In three minor league seasons, Belnome has straight produced. He’s clubbed 43 HRs and knocked in an impressive 200 RBIs in 285 games. In 1,256 PAs, he’s walked 205 times and struck out 255 times. On defense, his fielding percentages break down as such (range factors per game in parenthesis):

442 CH @ 3B: .914 (2.64)

416 CH @ 2B: .976 (4.61)

177 CH @ 1B: .989 (8.75)

Now, 5’11” and 200 lbs+ sounds like a nice frame for a slugging 3B, but you can see that his glove work at the hot corner is not terribly strong. As a first baseman, though, Belnome’s defense gets better. However, his height doesn’t fit the position. At second, Belnome seems to have found somewhat of a home. The FLD% is good, and the range factor is solid as well. The struggle here, though, is with the body as well. Big-bodied second baseman don’t fit the mode unless their name is Dan Uggla (5’11”, 205 lbs).  The position requires nimble footwork and quick bursts and turns of activity. Now, if you can slug like Uggla, people forget about the defense. Uggla’s second base range factor in the minors was 4.41, by the way, very similar to Belnome. So, essentially, at second, Belnome won’t give up many runs, but he also won’t save many, either. The question will be, can he slug like Uggla?

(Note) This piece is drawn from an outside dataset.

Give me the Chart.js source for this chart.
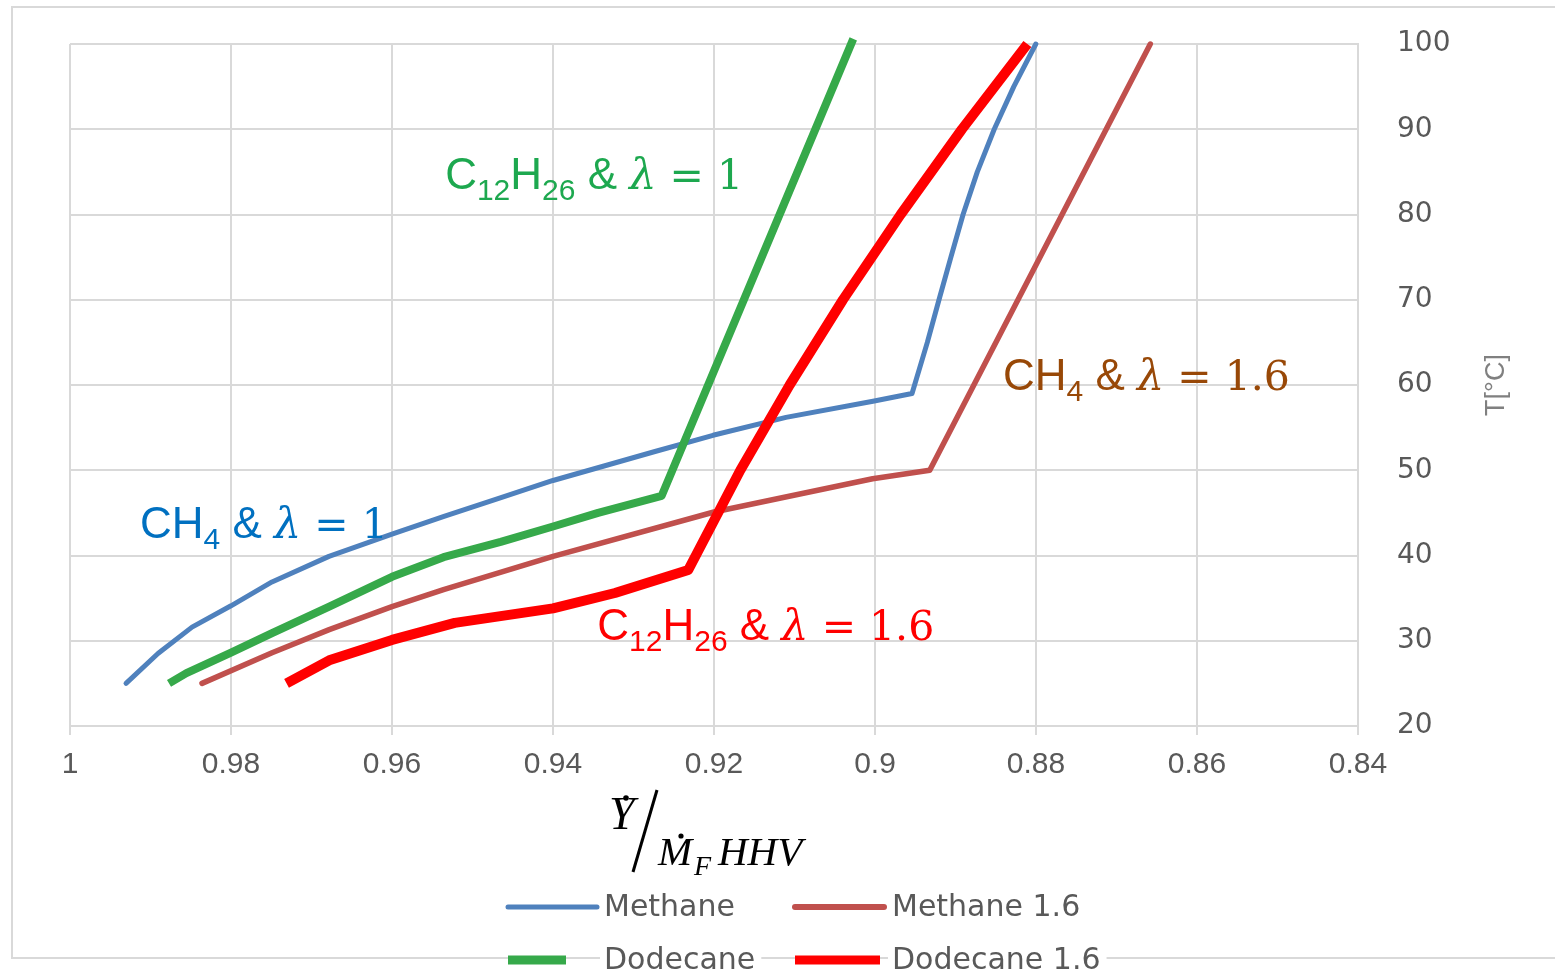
<!DOCTYPE html>
<html><head><meta charset="utf-8">
<script src="https://cdn.jsdelivr.net/npm/chart.js@4/dist/chart.umd.min.js"></script>
<style>html,body{margin:0;padding:0;background:#fff}canvas{display:block}</style>
</head><body>
<canvas id="c" width="1555" height="975"></canvas>
<script>
// ---------- data ----------
const xTicks = [1, 0.98, 0.96, 0.94, 0.92, 0.9, 0.88, 0.86, 0.84];
const yTicks = [20, 30, 40, 50, 60, 70, 80, 90, 100];
const seriesNames = ['Methane', 'Methane 1.6', 'Dodecane', 'Dodecane 1.6'];

const methaneX = [0.99304, 0.98907, 0.98484, 0.98, 0.97491, 0.96783, 0.96, 0.95354, 0.94646, 0.94, 0.93366, 0.92733, 0.92012, 0.91106, 0.90025, 0.8954, 0.8935, 0.89205, 0.89057, 0.88906, 0.88729, 0.88519, 0.88276, 0.88002];
const methaneT = [25, 28.5, 31.6, 34.1, 36.9, 39.9, 42.5, 44.6, 46.8, 48.8, 50.5, 52.2, 54.1, 56.2, 58.1, 59.0, 65, 70, 75, 80, 85, 90, 95, 100];

const methane16X = [0.9836, 0.9749, 0.9678, 0.96, 0.9536, 0.94, 0.92, 0.9003, 0.8932, 0.8658];
const methane16T = [25, 28.6, 31.3, 34, 36, 39.9, 45.1, 49.0, 50, 100];

const dodecaneX = [0.9877, 0.98554, 0.98, 0.9749, 0.9678, 0.96, 0.9536, 0.9465, 0.94, 0.9344, 0.9265, 0.9027];
const dodecaneT = [25, 26.2, 28.6, 30.9, 34.0, 37.5, 39.8, 41.6, 43.4, 45.0, 47.0, 100.6];

const dodecane16X = [0.9731, 0.9678, 0.96, 0.9522, 0.94, 0.9323, 0.9232, 0.91673, 0.9106, 0.90398, 0.89681, 0.8892, 0.88107];
const dodecane16T = [25, 27.7, 30.1, 32.1, 33.8, 35.6, 38.3, 50, 60, 70, 80, 90, 100];

// in-plot labels, anchored at data coordinates (left edge, baseline)
const labelAnchorsX = [0.9534, 0.9913, 0.8841, 0.9345];
const labelAnchorsT = [83.0, 42.0, 59.4, 30.1];
const labelColors = ['#1DA84F', '#0070C0', '#984807', '#FF0000'];
const labelParts = [
  [['C','m'],['12','s'],['H','m'],['26','s'],[' & ','m'],['λ','l'],[' = 1','e']],
  [['CH','m'],['4','s'],[' & ','m'],['λ','l'],[' = 1','e']],
  [['CH','m'],['4','s'],[' & ','m'],['λ','l'],[' = 1.6','e']],
  [['C','m'],['12','s'],['H','m'],['26','s'],[' & ','m'],['λ','l'],[' = 1.6','e']]
];

// ---------- styles ----------
const colors = ['#4F81BD', '#C0504D', '#36A94A', '#FF0000'];
const widths = [5, 5.5, 8, 10];
const caps = ['round', 'round', 'butt', 'butt'];
const GRID = '#D9D9D9';
const TXT = '#595959';

const mk = (xs, ts) => xs.map((x, i) => ({x: x, y: ts[i]}));
const seriesData = [mk(methaneX, methaneT), mk(methane16X, methane16T), mk(dodecaneX, dodecaneT), mk(dodecane16X, dodecane16T)];
const drawOrder = [4, 3, 2, 1];

const datasets = seriesNames.map((n, i) => ({
  label: n,
  data: seriesData[i],
  borderColor: colors[i],
  backgroundColor: colors[i],
  borderWidth: widths[i],
  borderCapStyle: caps[i],
  borderJoinStyle: 'round',
  pointRadius: 0,
  tension: 0,
  fill: false,
  clip: false,
  order: drawOrder[i]
}));

const fonts = {
  m: '44px "Liberation Sans", Arial, sans-serif',
  s: '30px "Liberation Sans", Arial, sans-serif',
  l: 'italic 43px "DejaVu Serif", serif',
  e: '41px "DejaVu Serif", serif'
};

const framePlugin = {
  id: 'frame',
  beforeDraw(chart) {
    const c = chart.ctx;
    c.save();
    c.fillStyle = '#fff';
    c.fillRect(0, 0, chart.width, chart.height);
    c.strokeStyle = GRID;
    c.lineWidth = 2;
    c.beginPath();
    c.moveTo(1560, 7); c.lineTo(12, 7); c.lineTo(12, 958); c.lineTo(1560, 958);
    c.stroke();
    c.restore();
  }
};

const labelPlugin = {
  id: 'plotLabels',
  afterDatasetsDraw(chart) {
    const c = chart.ctx, xs = chart.scales.x, ys = chart.scales.y;
    c.save();
    c.textBaseline = 'alphabetic';
    c.textAlign = 'left';
    labelParts.forEach((parts, k) => {
      let px = xs.getPixelForValue(labelAnchorsX[k]);
      const py = ys.getPixelForValue(labelAnchorsT[k]);
      c.fillStyle = labelColors[k];
      parts.forEach(([t, f]) => {
        c.font = fonts[f];
        c.fillText(t, px, f === 's' ? py + 11 : py);
        px += c.measureText(t).width;
      });
    });
    c.restore();
  }
};

const axisTextPlugin = {
  id: 'axisText',
  afterDraw(chart) {
    const c = chart.ctx, a = chart.chartArea;
    const cx = (a.left + a.right) / 2;
    const by = a.bottom;
    c.save();
    c.fillStyle = '#000';
    c.strokeStyle = '#000';
    c.textAlign = 'left';
    c.textBaseline = 'alphabetic';
    // x-axis title: Y-dot / (M-dot_F HHV)
    c.font = 'italic 46px "Liberation Serif", "Times New Roman", serif';
    c.fillText('Y', cx - 105, by + 103);
    c.beginPath(); c.arc(cx - 88, by + 72, 2.8, 0, Math.PI * 2); c.fill();
    c.lineWidth = 3;
    c.beginPath(); c.moveTo(cx - 81, by + 146); c.lineTo(cx - 57, by + 64); c.stroke();
    c.font = 'italic 41px "Liberation Serif", "Times New Roman", serif';
    c.fillText('M', cx - 56, by + 139);
    c.beginPath(); c.arc(cx - 33, by + 110, 2.6, 0, Math.PI * 2); c.fill();
    c.font = 'italic 28px "Liberation Serif", "Times New Roman", serif';
    c.fillText('F', cx - 20, by + 149);
    c.font = 'italic 41px "Liberation Serif", "Times New Roman", serif';
    c.fillText('HHV', cx + 4, by + 139);

    // y-axis title, rotated
    c.save();
    c.translate(1497, 385);
    c.rotate(-Math.PI / 2);
    c.textAlign = 'center';
    c.textBaseline = 'middle';
    c.fillStyle = '#808080';
    c.font = '27px "Liberation Sans", Arial, sans-serif';
    c.fillText('T[°C]', 0, 0);
    c.restore();

    // legend (2 x 2)
    const rowsY = [907, 960];
    const markX = [508, 795];
    const markLen = [[89, 89], [58, 85]];
    const textX = [604, 892];
    const legendWidths = [[5, 6], [9, 9]];
    c.font = '30px "DejaVu Sans", Verdana, sans-serif';
    c.textBaseline = 'middle';
    for (let r = 0; r < 2; r++) {
      for (let col = 0; col < 2; col++) {
        const i = r * 2 + col;
        const name = chart.data.datasets[i].label;
        const w = c.measureText(name).width;
        c.fillStyle = '#fff';
        c.fillRect(textX[col] - 4, rowsY[r] - 17, w + 10, 34);
        c.strokeStyle = chart.data.datasets[i].borderColor;
        c.lineWidth = legendWidths[r][col];
        c.lineCap = r === 0 ? 'round' : 'butt';
        c.beginPath();
        c.moveTo(markX[col], rowsY[r]);
        c.lineTo(markX[col] + markLen[r][col], rowsY[r]);
        c.stroke();
        c.fillStyle = TXT;
        c.fillText(name, textX[col], rowsY[r] + 1);
      }
    }
    c.restore();
  }
};

new Chart(document.getElementById('c'), {
  type: 'line',
  data: {datasets: datasets},
  options: {
    responsive: false,
    animation: false,
    devicePixelRatio: 1,
    layout: {padding: {left: 70, top: 44, right: 50, bottom: 189}},
    plugins: {legend: {display: false}, tooltip: {enabled: false}},
    elements: {point: {radius: 0}},
    scales: {
      x: {
        type: 'linear', reverse: true, min: 0.84, max: 1, position: 'bottom',
        afterBuildTicks: s => { s.ticks = xTicks.map(v => ({value: v})); },
        afterFit: s => { s.height = 60; },
        grid: {color: GRID, lineWidth: 2, tickLength: 9, drawTicks: true},
        border: {color: GRID, width: 2},
        ticks: {
          color: TXT, padding: 12, maxRotation: 0, autoSkip: false,
          font: {family: '"Liberation Sans", Arial, sans-serif', size: 30},
          callback: v => String(+Number(v).toFixed(2))
        }
      },
      y: {
        type: 'linear', position: 'right', min: 20, max: 100,
        afterBuildTicks: s => { s.ticks = yTicks.map(v => ({value: v})); },
        afterFit: s => { s.width = 147; },
        grid: {color: GRID, lineWidth: 2, drawTicks: true, tickLength: 36, tickColor: 'rgba(0,0,0,0)'},
        border: {color: GRID, width: 2},
        ticks: {
          color: TXT, padding: 3, autoSkip: false,
          font: {family: '"DejaVu Sans", Verdana, sans-serif', size: 28}
        }
      }
    }
  },
  plugins: [framePlugin, labelPlugin, axisTextPlugin]
});
</script>
</body></html>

Let’s look a bit closer in that department.

Belnome’s 2009 season was an impressive introduction to pro ball. Between Eugene (A-) and Ft. Wayne (A), he compiled a gaudy slash of: .321/.444/.519 (.963 OPS). Additionally, only 32 of his 268 at bats that season were in Ft. Wayne. The organization thought highly enough of his bat that he basically skipped A ball, and was moved up to hi-A Lake Elsinore in 2010. In the hitter-friendly California League, Belnome put forth: .273/.397/.436. He knocked in a career high 84 RBIs that season to go along with 16 HRs, also a career high.

The following season saw him move up to Double-A San Antonio, notoriously pitcher-friendly. Not if you ask Belnome. In 267 at bats, he produced: .333/.432/.603. Just video game-like. He set a career best in HR with 17 in half the games of his previous season. He managed just 75 games last season due to injury, but many in San Antonio felt he was the team’s MVP, and the numbers bear that out.

Overall, Belnome’s career slash in three seasons looks like this: .301/.418/.500 (.918 OPS). In case you’re wondering, Uggla’s career minor league slash line in five seasons was: .276/.347/.442 (.789). Am I suggesting Belnome is the next Uggla? Maybe. Maybe he could be even better. Why? He’s got a considerably better eye. In low-A, Belnome’s BB% was 17.6. In hi-A, he maintained 16.8%, and in limited time in Double-A, it was 14.8%. Uggla’s overall major league BB% is 10.5%. [Granted, that’s a minor league versus major league comparison. Somebody help me find data on FanGraphs that comes before 2006!]. The power is there, too. His ISO for those same seasons: .203, .163, and .270.

Now, he does hit left-handed, and he will be playing his games in Petco National Park, but I think you’ll see Belnome manning second base sooner than any other minor league infielder gets the call up. Once he establishes that he’s healthy, and once he starts demolishing PCL parks and pitchers, I think you’ll see the big league club take notice. He’ll look even better once Orlando Hudson scuffles again, preferring to spend his down time discussing the finer points of lawn mowing on Twitter.

Keep your eye on Belnome, and see if he doesn’t open some other eyes in San Diego this coming season.